Collected data>
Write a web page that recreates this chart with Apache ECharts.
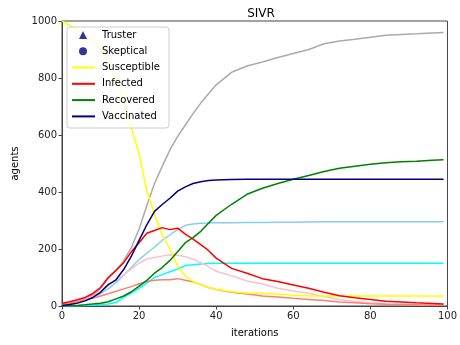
<!DOCTYPE html>
<html><head><meta charset="utf-8">
<script src="https://cdn.jsdelivr.net/npm/echarts@6/dist/echarts.min.js"></script>
<style>html,body{margin:0;padding:0;background:#fff}#c{width:460px;height:345px}</style>
</head><body><div id="c"></div>
<script>
const iterations = [0,2,4,6,8,10,12,14,16,18,20,22,24,26,28,30,32,34,36,38,40,44,48,52,56,60,64,68,72,76,80,84,88,92,96,99];
const susceptible = [1000,985,967,950,933,902,865,800,725,625,535,405,322,250,200,140,105,86,74,65,59,50,46,44,42,38,36,35,35,35,35,35,35,35,35,35];
const infected = [10,15,22,30,44,65,100,125,152,190,222,255,265,275,268,273,252,235,215,195,168,132,115,96,86,74,62,48,36,29,23,17,14,11,9,7];
const recovered = [0,1,2,4,7,10,15,25,35,50,70,90,115,135,160,190,222,240,262,290,318,357,392,413,430,445,458,472,483,490,497,503,506,508,511,513];
const vaccinated = [2,5,10,18,30,48,75,92,128,175,230,285,332,356,378,403,418,430,436,440,442,444,445,445,445,445,445,445,445,445,445,445,445,445,445,445];
const grayLine = [3,10,18,27,38,62,97,125,158,205,270,352,430,490,548,595,635,675,712,745,776,820,842,856,872,886,900,920,930,936,943,950,953,955,958,960];
const skyLine = [2,6,12,20,30,44,60,82,108,135,163,185,207,230,250,268,283,288,290,291,292,292,293,293,294,294,295,296,296,296,296,296,296,296,296,296];
const cyanLine = [0,0,1,2,3,5,7,12,30,45,62,80,100,110,120,130,142,145,147,149,150,150,150,150,150,150,150,150,150,150,150,150,150,150,150,150];
const pinkLine = [7,12,18,25,33,52,72,90,110,130,150,165,170,175,180,178,173,165,152,138,122,106,88,77,62,53,45,33,23,16,11,8,6,5,4,4];
const salmonLine = [7,10,15,21,27,35,43,52,60,68,78,86,90,92,92,96,90,85,75,65,58,48,42,35,32,27,23,19,14,11,8,6,5,4,3,3];
const xTicks = {min:0, max:100, interval:20};
const yTicks = {min:0, max:1000, interval:200};

const pairs = v => iterations.map((x,i)=>[x, v[i]]);
const mk = (name, color, vals, z) => ({
  name, type:'line', data: pairs(vals), showSymbol:false, symbol:'none',
  lineStyle:{color, width:1.5}, itemStyle:{color}, z: z||2, animation:false
});
const legText = {fontFamily:'DejaVu Sans', fontSize:10, color:'#000', lineHeight:12};
const chart = echarts.init(document.getElementById('c'), null, {renderer:'canvas'});
chart.setOption({
  animation:false,
  backgroundColor:'#fff',
  title:{text:'SIVR', left:256, top:3, textAlign:'center',
    textStyle:{fontFamily:'DejaVu Sans', fontSize:12, fontWeight:'normal', color:'#000'}},
  grid:{left:62, right:9, top:21, bottom:39, show:true, borderColor:'#444', borderWidth:1},
  xAxis:{type:'value', min:xTicks.min, max:xTicks.max, interval:xTicks.interval,
    name:'iterations', nameLocation:'middle', nameGap:22,
    nameTextStyle:{fontFamily:'DejaVu Sans', fontSize:10, color:'#000'},
    axisLine:{show:true, lineStyle:{color:'#444'}},
    axisTick:{show:true, length:3.5, lineStyle:{color:'#444'}},
    axisLabel:{fontFamily:'DejaVu Sans', fontSize:10, color:'#222', margin:5},
    splitLine:{show:false}},
  yAxis:{type:'value', min:yTicks.min, max:yTicks.max, interval:yTicks.interval,
    name:'agents', nameLocation:'middle', nameGap:40,
    nameTextStyle:{fontFamily:'DejaVu Sans', fontSize:10, color:'#000'},
    axisLine:{show:true, lineStyle:{color:'#444'}},
    axisTick:{show:true, length:3.5, lineStyle:{color:'#444'}},
    axisLabel:{fontFamily:'DejaVu Sans', fontSize:10, color:'#222', margin:5, formatter: v => String(v)},
    splitLine:{show:false}},
  graphic:[{type:'rect', z:3, shape:{x:67, y:27, width:102, height:101, r:3},
    style:{fill:'rgba(255,255,255,0.8)', stroke:'#cccccc', lineWidth:1}}],
  legend:[
    {orient:'vertical', left:79, top:29, padding:0, itemWidth:8, itemHeight:8, itemGap:4.3,
     textStyle:Object.assign({padding:[0,0,0,10]}, legText),
     data:[{name:'Truster', icon:'triangle'}, {name:'Skeptical', icon:'circle'}]},
    {orient:'vertical', left:72, top:61.5, padding:0, itemWidth:23, itemHeight:2, itemGap:4.3,
     textStyle:Object.assign({padding:[0,0,0,2]}, legText),
     icon:'rect',
     data:['Susceptible','Infected','Recovered','Vaccinated']}
  ],
  series:[
    {name:'Truster', type:'scatter', data:[], itemStyle:{color:'#000080'}, symbol:'triangle'},
    {name:'Skeptical', type:'scatter', data:[], itemStyle:{color:'#000080'}, symbol:'circle'},
    mk('Susceptible', '#ffff00', susceptible),
    mk('Infected', '#ff0000', infected),
    mk('Recovered', '#008000', recovered),
    mk('Vaccinated', '#000080', vaccinated),
    mk('gray', '#aaaaaa', grayLine, 1),
    mk('sky', '#87ceeb', skyLine, 1),
    mk('cyan', '#00ffff', cyanLine, 1),
    mk('pink', '#ffc0cb', pinkLine, 1),
    mk('salmon', '#fa8072', salmonLine, 1)
  ]
});
</script></body></html>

Task instructions> Reproduce the listing word for word and omit its pictures.

The result>
Write a web page that recreates this chart with Apache ECharts.
<!DOCTYPE html>
<html><head><meta charset="utf-8">
<script src="https://cdn.jsdelivr.net/npm/echarts@6/dist/echarts.min.js"></script>
<style>html,body{margin:0;padding:0;background:#fff}#c{width:460px;height:345px}</style>
</head><body><div id="c"></div>
<script>
const iterations = [0,2,4,6,8,10,12,14,16,18,20,22,24,26,28,30,32,34,36,38,40,44,48,52,56,60,64,68,72,76,80,84,88,92,96,99];
const susceptible = [1000,985,967,950,933,902,865,800,725,625,535,405,322,250,200,140,105,86,74,65,59,50,46,44,42,38,36,35,35,35,35,35,35,35,35,35];
const infected = [10,15,22,30,44,65,100,125,152,190,222,255,265,275,268,273,252,235,215,195,168,132,115,96,86,74,62,48,36,29,23,17,14,11,9,7];
const recovered = [0,1,2,4,7,10,15,25,35,50,70,90,115,135,160,190,222,240,262,290,318,357,392,413,430,445,458,472,483,490,497,503,506,508,511,513];
const vaccinated = [2,5,10,18,30,48,75,92,128,175,230,285,332,356,378,403,418,430,436,440,442,444,445,445,445,445,445,445,445,445,445,445,445,445,445,445];
const grayLine = [3,10,18,27,38,62,97,125,158,205,270,352,430,490,548,595,635,675,712,745,776,820,842,856,872,886,900,920,930,936,943,950,953,955,958,960];
const skyLine = [2,6,12,20,30,44,60,82,108,135,163,185,207,230,250,268,283,288,290,291,292,292,293,293,294,294,295,296,296,296,296,296,296,296,296,296];
const cyanLine = [0,0,1,2,3,5,7,12,30,45,62,80,100,110,120,130,142,145,147,149,150,150,150,150,150,150,150,150,150,150,150,150,150,150,150,150];
const pinkLine = [7,12,18,25,33,52,72,90,110,130,150,165,170,175,180,178,173,165,152,138,122,106,88,77,62,53,45,33,23,16,11,8,6,5,4,4];
const salmonLine = [7,10,15,21,27,35,43,52,60,68,78,86,90,92,92,96,90,85,75,65,58,48,42,35,32,27,23,19,14,11,8,6,5,4,3,3];
const xTicks = {min:0, max:100, interval:20};
const yTicks = {min:0, max:1000, interval:200};

const pairs = v => iterations.map((x,i)=>[x, v[i]]);
const mk = (name, color, vals, z) => ({
  name, type:'line', data: pairs(vals), showSymbol:false, symbol:'none',
  lineStyle:{color, width:1.5}, itemStyle:{color}, z: z||2, animation:false
});
const legText = {fontFamily:'DejaVu Sans', fontSize:10, color:'#000', lineHeight:12};
const chart = echarts.init(document.getElementById('c'), null, {renderer:'canvas'});
chart.setOption({
  animation:false,
  backgroundColor:'#fff',
  title:{text:'SIVR', left:256, top:3, textAlign:'center',
    textStyle:{fontFamily:'DejaVu Sans', fontSize:12, fontWeight:'normal', color:'#000'}},
  grid:{left:62, right:9, top:21, bottom:39, show:true, borderColor:'#444', borderWidth:1},
  xAxis:{type:'value', min:xTicks.min, max:xTicks.max, interval:xTicks.interval,
    name:'iterations', nameLocation:'middle', nameGap:22,
    nameTextStyle:{fontFamily:'DejaVu Sans', fontSize:10, color:'#000'},
    axisLine:{show:true, lineStyle:{color:'#444'}},
    axisTick:{show:true, length:3.5, lineStyle:{color:'#444'}},
    axisLabel:{fontFamily:'DejaVu Sans', fontSize:10, color:'#222', margin:5},
    splitLine:{show:false}},
  yAxis:{type:'value', min:yTicks.min, max:yTicks.max, interval:yTicks.interval,
    name:'agents', nameLocation:'middle', nameGap:40,
    nameTextStyle:{fontFamily:'DejaVu Sans', fontSize:10, color:'#000'},
    axisLine:{show:true, lineStyle:{color:'#444'}},
    axisTick:{show:true, length:3.5, lineStyle:{color:'#444'}},
    axisLabel:{fontFamily:'DejaVu Sans', fontSize:10, color:'#222', margin:5, formatter: v => String(v)},
    splitLine:{show:false}},
  graphic:[{type:'rect', z:3, shape:{x:67, y:27, width:102, height:101, r:3},
    style:{fill:'rgba(255,255,255,0.8)', stroke:'#cccccc', lineWidth:1}}],
  legend:[
    {orient:'vertical', left:79, top:29, padding:0, itemWidth:8, itemHeight:8, itemGap:4.3,
     textStyle:Object.assign({padding:[0,0,0,10]}, legText),
     data:[{name:'Truster', icon:'triangle'}, {name:'Skeptical', icon:'circle'}]},
    {orient:'vertical', left:72, top:61.5, padding:0, itemWidth:23, itemHeight:2, itemGap:4.3,
     textStyle:Object.assign({padding:[0,0,0,2]}, legText),
     icon:'rect',
     data:['Susceptible','Infected','Recovered','Vaccinated']}
  ],
  series:[
    {name:'Truster', type:'scatter', data:[], itemStyle:{color:'#000080'}, symbol:'triangle'},
    {name:'Skeptical', type:'scatter', data:[], itemStyle:{color:'#000080'}, symbol:'circle'},
    mk('Susceptible', '#ffff00', susceptible),
    mk('Infected', '#ff0000', infected),
    mk('Recovered', '#008000', recovered),
    mk('Vaccinated', '#000080', vaccinated),
    mk('gray', '#aaaaaa', grayLine, 1),
    mk('sky', '#87ceeb', skyLine, 1),
    mk('cyan', '#00ffff', cyanLine, 1),
    mk('pink', '#ffc0cb', pinkLine, 1),
    mk('salmon', '#fa8072', salmonLine, 1)
  ]
});
</script></body></html>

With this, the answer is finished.